What Is the Final Tax Regime (FTR)?
Currently, companies registered with the Pakistan Software Export Board (PSEB) benefit from a reduced 0.25% withholding tax on export proceeds under the FTR. However, this policy is scheduled to expire in June 2026, creating uncertainty for both local and foreign investors.
P@SHA’s Call for Tax Policy Continuity
Sajjad Mustafa Syed, Chairperson of P@SHA, emphasized the importance of extending the FTR for another 10 years, stating:
“The continuation of the FTR will not only encourage reinvestment in talent and innovation, but also provide the predictability that global investors look for.”
He highlighted that regional competitors offer long-term tax incentives to tech exporters, giving them an edge in attracting foreign direct investment (FDI).
Addressing Tax Imbalances in the IT Workforce
Syed also voiced concerns over tax disparities among IT professionals in Pakistan. While freelancers and remote workers are taxed at 0.25% to 1%, salaried employees in registered IT companies face rates between 5% and 35%.
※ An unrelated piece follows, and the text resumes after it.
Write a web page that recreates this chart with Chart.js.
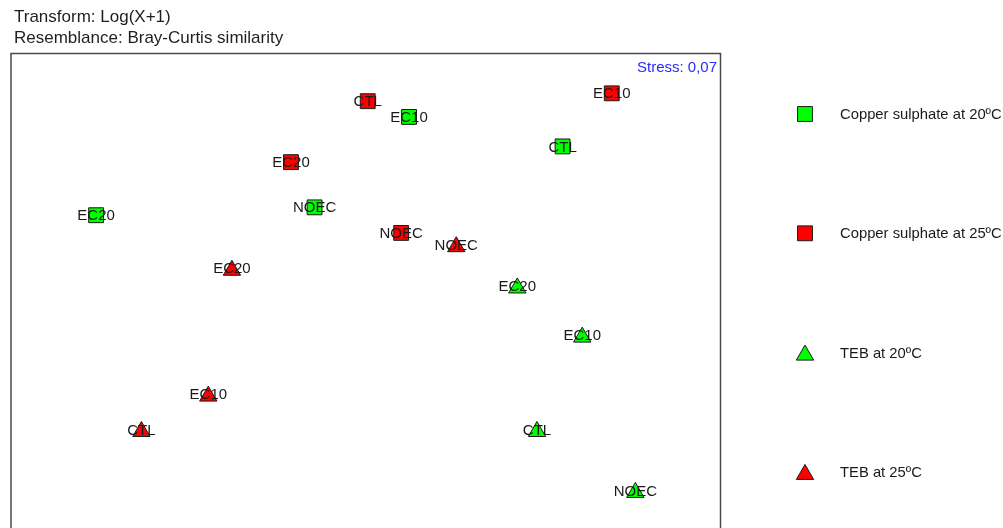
<!DOCTYPE html>
<html>
<head>
<meta charset="utf-8">
<script src="https://cdn.jsdelivr.net/npm/chart.js@4/dist/chart.umd.min.js"></script>
<style>
  html, body { margin: 0; padding: 0; background: #fff; overflow: hidden; }
  #wrap { width: 1003px; height: 570px; position: relative; }
</style>
</head>
<body>
<div id="wrap"><canvas id="c" width="1003" height="570"></canvas></div>
<script>
// ---- Data (nMDS coordinates) ----
const headerLines = ['Transform: Log(X+1)', 'Resemblance: Bray-Curtis similarity'];
const stressText = 'Stress: 0,07';
const seriesNames = ['Copper sulphate at 20ºC', 'Copper sulphate at 25ºC', 'TEB at 20ºC', 'TEB at 25ºC'];

const cs20Labels = ['EC10', 'CTL', 'NOEC', 'EC20'];
const cs20X = [0.22, 1.00, -0.26, -1.37];
const cs20Y = [0.88, 0.73, 0.42, 0.38];

const cs25Labels = ['CTL', 'EC10', 'EC20', 'NOEC'];
const cs25X = [0.01, 1.25, -0.38, 0.18];
const cs25Y = [0.96, 1.00, 0.65, 0.29];

const teb20Labels = ['EC20', 'EC10', 'CTL', 'NOEC'];
const teb20X = [0.77, 1.10, 0.87, 1.37];
const teb20Y = [0.01, -0.24, -0.72, -1.03];

const teb25Labels = ['NOEC', 'EC20', 'EC10', 'CTL'];
const teb25X = [0.46, -0.68, -0.80, -1.14];
const teb25Y = [0.22, 0.10, -0.54, -0.72];

// ---- Build datasets ----
const FONT = '"Liberation Sans", Arial, Helvetica, sans-serif';
function pts(xs, ys) { return xs.map((x, i) => ({ x: x, y: ys[i] })); }
const GREEN = '#00ff00', RED = '#ff0000';
const datasets = [
  { label: seriesNames[0], data: pts(cs20X, cs20Y), names: cs20Labels, pointStyle: 'rect', pointRadius: 10.5, backgroundColor: GREEN },
  { label: seriesNames[1], data: pts(cs25X, cs25Y), names: cs25Labels, pointStyle: 'rect', pointRadius: 10.5, backgroundColor: RED },
  { label: seriesNames[2], data: pts(teb20X, teb20Y), names: teb20Labels, pointStyle: 'triangle', pointRadius: 10, backgroundColor: GREEN },
  { label: seriesNames[3], data: pts(teb25X, teb25Y), names: teb25Labels, pointStyle: 'triangle', pointRadius: 10, backgroundColor: RED }
].map(d => Object.assign(d, { borderColor: '#1a1a1a', borderWidth: 1, pointHoverRadius: d.pointRadius, showLine: false }));

const decorPlugin = {
  id: 'decor',
  beforeDatasetsDraw(chart) {
    const ctx = chart.ctx, a = chart.chartArea;
    ctx.save();
    ctx.fillStyle = '#1f1f1f';
    ctx.font = '17px ' + FONT;
    ctx.textAlign = 'left';
    ctx.textBaseline = 'alphabetic';
    headerLines.forEach((t, i) => ctx.fillText(t, 14, 21.5 + i * 21.5));
    ctx.strokeStyle = '#4a4a4a';
    ctx.lineWidth = 1.5;
    ctx.strokeRect(a.left - 0.5, a.top - 0.5, a.right - a.left + 1, a.bottom - a.top + 1);
    ctx.fillStyle = '#2a2aff';
    ctx.font = '15px ' + FONT;
    ctx.textAlign = 'right';
    ctx.fillText(stressText, a.right - 3, a.top + 18);
    ctx.restore();
  },
  afterDatasetsDraw(chart) {
    const ctx = chart.ctx;
    ctx.save();
    ctx.fillStyle = '#1a1a1a';
    ctx.font = '15px ' + FONT;
    ctx.textAlign = 'center';
    ctx.textBaseline = 'middle';
    chart.data.datasets.forEach((ds, di) => {
      const meta = chart.getDatasetMeta(di);
      const dy = ds.pointStyle === 'triangle' ? -2 : 0;
      meta.data.forEach((el, i) => ctx.fillText(ds.names[i], el.x, el.y + dy + 1));
    });
    // legend
    chart.data.datasets.forEach((ds, di) => {
      const y = 114 + di * 119.3;
      const r = ds.pointRadius;
      const off = ds.pointStyle === 'triangle' ? r / 4 : 0;
      ctx.fillStyle = ds.backgroundColor;
      ctx.strokeStyle = ds.borderColor;
      ctx.lineWidth = 1;
      Chart.helpers.drawPoint(ctx, { pointStyle: ds.pointStyle, radius: r, rotation: 0, borderWidth: 1 }, 805, y + off);
      ctx.fillStyle = '#1a1a1a';
      ctx.font = '14.8px ' + FONT;
      ctx.textAlign = 'left';
      ctx.textBaseline = 'middle';
      ctx.fillText(ds.label, 840, y + 1);
    });
    ctx.restore();
  }
};

new Chart(document.getElementById('c'), {
  type: 'scatter',
  data: { datasets: datasets },
  options: {
    responsive: false,
    animation: false,
    devicePixelRatio: 1,
    layout: { padding: { left: 10, right: 283, top: 54, bottom: 10 } },
    plugins: { legend: { display: false }, title: { display: false }, tooltip: { enabled: false } },
    scales: {
      x: { type: 'linear', min: -1.8, max: 1.8, display: false },
      y: { type: 'linear', min: -1.366, max: 1.2, display: false }
    }
  },
  plugins: [decorPlugin]
});
</script>
</body>
</html>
This imbalance, he warned, contributes to the brain drain—a growing challenge for Pakistan’s tech industry—as skilled professionals seek better opportunities abroad.
💸 Proposed Reforms to Encourage Forex Inflows
To further ease foreign transactions, P@SHA recommended removing the 15% withholding tax on payments made from Exporters’ Special Foreign Currency Accounts (ESFCAs) to non-resident service providers. Currently, this tax—especially in countries lacking double taxation treaties—acts as a barrier to bringing in foreign exchange.
🇵🇰 Supporting Pakistan’s Digital Vision
P@SHA’s tax reform proposals are in alignment with the Special Investment Facilitation Council (SIFC) and the Prime Minister’s vision to accelerate the country’s digital exports.
By creating a tax-friendly, investor-ready environment, Pakistan can unlock the full potential of its IT sector—one of the fastest-growing segments of the economy.
Why This Matters
Job Creation: A thriving IT sector supports high-paying jobs and talent development.
Global Competitiveness: Predictable tax policies help position Pakistan as a global outsourcing destination.
Economic Growth: Increased exports = stronger foreign reserves and macroeconomic stability.
Final Thoughts
As Pakistan aims to become a digital powerhouse, policy consistency and tax reforms are critical. Extending the Final Tax Regime till 2035 could be the turning point that drives sustained growth, retains local talent, and attracts global tech investors.